Start of Recorded data

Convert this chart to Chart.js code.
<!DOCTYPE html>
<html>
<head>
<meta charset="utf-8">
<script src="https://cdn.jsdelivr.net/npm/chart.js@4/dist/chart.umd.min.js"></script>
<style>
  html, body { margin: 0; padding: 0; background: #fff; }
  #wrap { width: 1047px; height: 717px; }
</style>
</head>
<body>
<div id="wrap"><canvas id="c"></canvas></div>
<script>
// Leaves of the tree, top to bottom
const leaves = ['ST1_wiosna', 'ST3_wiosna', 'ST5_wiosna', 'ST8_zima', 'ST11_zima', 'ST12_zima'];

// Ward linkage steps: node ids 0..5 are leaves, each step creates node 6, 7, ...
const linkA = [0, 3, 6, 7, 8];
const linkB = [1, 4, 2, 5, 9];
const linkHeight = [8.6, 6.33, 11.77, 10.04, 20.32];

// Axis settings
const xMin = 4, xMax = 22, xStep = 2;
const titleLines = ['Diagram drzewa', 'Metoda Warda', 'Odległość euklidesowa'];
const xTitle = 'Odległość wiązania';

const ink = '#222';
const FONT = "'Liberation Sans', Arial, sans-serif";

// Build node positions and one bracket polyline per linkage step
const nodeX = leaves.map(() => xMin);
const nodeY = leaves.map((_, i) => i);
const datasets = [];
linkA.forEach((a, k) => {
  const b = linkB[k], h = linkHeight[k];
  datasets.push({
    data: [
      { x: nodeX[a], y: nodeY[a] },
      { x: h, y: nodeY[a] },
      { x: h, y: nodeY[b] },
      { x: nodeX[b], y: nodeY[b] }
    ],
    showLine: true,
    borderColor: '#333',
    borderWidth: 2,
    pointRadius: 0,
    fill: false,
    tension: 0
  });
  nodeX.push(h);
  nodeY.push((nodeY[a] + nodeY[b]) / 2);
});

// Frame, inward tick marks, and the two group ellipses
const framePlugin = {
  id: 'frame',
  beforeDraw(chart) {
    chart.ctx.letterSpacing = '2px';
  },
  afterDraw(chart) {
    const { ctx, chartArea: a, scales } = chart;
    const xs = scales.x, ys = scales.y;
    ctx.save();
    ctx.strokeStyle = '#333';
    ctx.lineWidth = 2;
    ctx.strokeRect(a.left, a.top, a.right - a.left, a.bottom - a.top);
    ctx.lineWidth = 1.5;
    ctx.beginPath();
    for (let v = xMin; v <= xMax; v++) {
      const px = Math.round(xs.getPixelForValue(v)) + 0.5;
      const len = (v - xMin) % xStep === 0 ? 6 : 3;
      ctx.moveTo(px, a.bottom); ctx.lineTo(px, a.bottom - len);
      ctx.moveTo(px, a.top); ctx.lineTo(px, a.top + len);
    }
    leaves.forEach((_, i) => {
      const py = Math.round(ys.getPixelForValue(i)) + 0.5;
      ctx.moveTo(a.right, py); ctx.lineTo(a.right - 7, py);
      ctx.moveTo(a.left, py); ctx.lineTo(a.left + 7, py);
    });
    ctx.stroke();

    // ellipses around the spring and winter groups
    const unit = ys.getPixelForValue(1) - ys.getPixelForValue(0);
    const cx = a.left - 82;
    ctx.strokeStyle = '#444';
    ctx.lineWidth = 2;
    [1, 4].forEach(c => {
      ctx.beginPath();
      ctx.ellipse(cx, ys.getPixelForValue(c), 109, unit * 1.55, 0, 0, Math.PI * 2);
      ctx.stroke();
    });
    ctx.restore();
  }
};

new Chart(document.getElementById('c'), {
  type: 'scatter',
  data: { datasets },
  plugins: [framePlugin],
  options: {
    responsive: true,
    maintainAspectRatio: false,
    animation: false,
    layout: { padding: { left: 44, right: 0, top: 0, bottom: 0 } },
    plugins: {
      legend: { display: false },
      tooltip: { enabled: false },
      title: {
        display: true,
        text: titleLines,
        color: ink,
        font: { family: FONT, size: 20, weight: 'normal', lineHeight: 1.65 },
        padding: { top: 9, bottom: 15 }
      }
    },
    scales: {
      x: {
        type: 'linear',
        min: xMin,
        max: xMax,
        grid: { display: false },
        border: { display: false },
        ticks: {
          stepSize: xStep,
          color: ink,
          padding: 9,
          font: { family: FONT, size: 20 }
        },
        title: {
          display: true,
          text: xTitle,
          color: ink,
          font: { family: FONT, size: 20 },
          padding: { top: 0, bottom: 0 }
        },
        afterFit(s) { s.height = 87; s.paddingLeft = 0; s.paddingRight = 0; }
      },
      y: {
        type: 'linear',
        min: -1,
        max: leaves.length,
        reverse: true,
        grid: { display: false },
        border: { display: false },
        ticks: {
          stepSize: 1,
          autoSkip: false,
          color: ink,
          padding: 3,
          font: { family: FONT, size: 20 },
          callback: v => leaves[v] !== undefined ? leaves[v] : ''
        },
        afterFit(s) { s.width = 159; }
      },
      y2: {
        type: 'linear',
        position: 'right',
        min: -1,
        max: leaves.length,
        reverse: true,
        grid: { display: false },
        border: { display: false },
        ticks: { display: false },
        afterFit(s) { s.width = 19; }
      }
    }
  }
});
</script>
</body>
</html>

End of Recorded data

__Written exercise__
Please reproduce the entire listing, exactly as shown.

__Written reply__
Convert this chart to Chart.js code.
<!DOCTYPE html>
<html>
<head>
<meta charset="utf-8">
<script src="https://cdn.jsdelivr.net/npm/chart.js@4/dist/chart.umd.min.js"></script>
<style>
  html, body { margin: 0; padding: 0; background: #fff; }
  #wrap { width: 1047px; height: 717px; }
</style>
</head>
<body>
<div id="wrap"><canvas id="c"></canvas></div>
<script>
// Leaves of the tree, top to bottom
const leaves = ['ST1_wiosna', 'ST3_wiosna', 'ST5_wiosna', 'ST8_zima', 'ST11_zima', 'ST12_zima'];

// Ward linkage steps: node ids 0..5 are leaves, each step creates node 6, 7, ...
const linkA = [0, 3, 6, 7, 8];
const linkB = [1, 4, 2, 5, 9];
const linkHeight = [8.6, 6.33, 11.77, 10.04, 20.32];

// Axis settings
const xMin = 4, xMax = 22, xStep = 2;
const titleLines = ['Diagram drzewa', 'Metoda Warda', 'Odległość euklidesowa'];
const xTitle = 'Odległość wiązania';

const ink = '#222';
const FONT = "'Liberation Sans', Arial, sans-serif";

// Build node positions and one bracket polyline per linkage step
const nodeX = leaves.map(() => xMin);
const nodeY = leaves.map((_, i) => i);
const datasets = [];
linkA.forEach((a, k) => {
  const b = linkB[k], h = linkHeight[k];
  datasets.push({
    data: [
      { x: nodeX[a], y: nodeY[a] },
      { x: h, y: nodeY[a] },
      { x: h, y: nodeY[b] },
      { x: nodeX[b], y: nodeY[b] }
    ],
    showLine: true,
    borderColor: '#333',
    borderWidth: 2,
    pointRadius: 0,
    fill: false,
    tension: 0
  });
  nodeX.push(h);
  nodeY.push((nodeY[a] + nodeY[b]) / 2);
});

// Frame, inward tick marks, and the two group ellipses
const framePlugin = {
  id: 'frame',
  beforeDraw(chart) {
    chart.ctx.letterSpacing = '2px';
  },
  afterDraw(chart) {
    const { ctx, chartArea: a, scales } = chart;
    const xs = scales.x, ys = scales.y;
    ctx.save();
    ctx.strokeStyle = '#333';
    ctx.lineWidth = 2;
    ctx.strokeRect(a.left, a.top, a.right - a.left, a.bottom - a.top);
    ctx.lineWidth = 1.5;
    ctx.beginPath();
    for (let v = xMin; v <= xMax; v++) {
      const px = Math.round(xs.getPixelForValue(v)) + 0.5;
      const len = (v - xMin) % xStep === 0 ? 6 : 3;
      ctx.moveTo(px, a.bottom); ctx.lineTo(px, a.bottom - len);
      ctx.moveTo(px, a.top); ctx.lineTo(px, a.top + len);
    }
    leaves.forEach((_, i) => {
      const py = Math.round(ys.getPixelForValue(i)) + 0.5;
      ctx.moveTo(a.right, py); ctx.lineTo(a.right - 7, py);
      ctx.moveTo(a.left, py); ctx.lineTo(a.left + 7, py);
    });
    ctx.stroke();

    // ellipses around the spring and winter groups
    const unit = ys.getPixelForValue(1) - ys.getPixelForValue(0);
    const cx = a.left - 82;
    ctx.strokeStyle = '#444';
    ctx.lineWidth = 2;
    [1, 4].forEach(c => {
      ctx.beginPath();
      ctx.ellipse(cx, ys.getPixelForValue(c), 109, unit * 1.55, 0, 0, Math.PI * 2);
      ctx.stroke();
    });
    ctx.restore();
  }
};

new Chart(document.getElementById('c'), {
  type: 'scatter',
  data: { datasets },
  plugins: [framePlugin],
  options: {
    responsive: true,
    maintainAspectRatio: false,
    animation: false,
    layout: { padding: { left: 44, right: 0, top: 0, bottom: 0 } },
    plugins: {
      legend: { display: false },
      tooltip: { enabled: false },
      title: {
        display: true,
        text: titleLines,
        color: ink,
        font: { family: FONT, size: 20, weight: 'normal', lineHeight: 1.65 },
        padding: { top: 9, bottom: 15 }
      }
    },
    scales: {
      x: {
        type: 'linear',
        min: xMin,
        max: xMax,
        grid: { display: false },
        border: { display: false },
        ticks: {
          stepSize: xStep,
          color: ink,
          padding: 9,
          font: { family: FONT, size: 20 }
        },
        title: {
          display: true,
          text: xTitle,
          color: ink,
          font: { family: FONT, size: 20 },
          padding: { top: 0, bottom: 0 }
        },
        afterFit(s) { s.height = 87; s.paddingLeft = 0; s.paddingRight = 0; }
      },
      y: {
        type: 'linear',
        min: -1,
        max: leaves.length,
        reverse: true,
        grid: { display: false },
        border: { display: false },
        ticks: {
          stepSize: 1,
          autoSkip: false,
          color: ink,
          padding: 3,
          font: { family: FONT, size: 20 },
          callback: v => leaves[v] !== undefined ? leaves[v] : ''
        },
        afterFit(s) { s.width = 159; }
      },
      y2: {
        type: 'linear',
        position: 'right',
        min: -1,
        max: leaves.length,
        reverse: true,
        grid: { display: false },
        border: { display: false },
        ticks: { display: false },
        afterFit(s) { s.width = 19; }
      }
    }
  }
});
</script>
</body>
</html>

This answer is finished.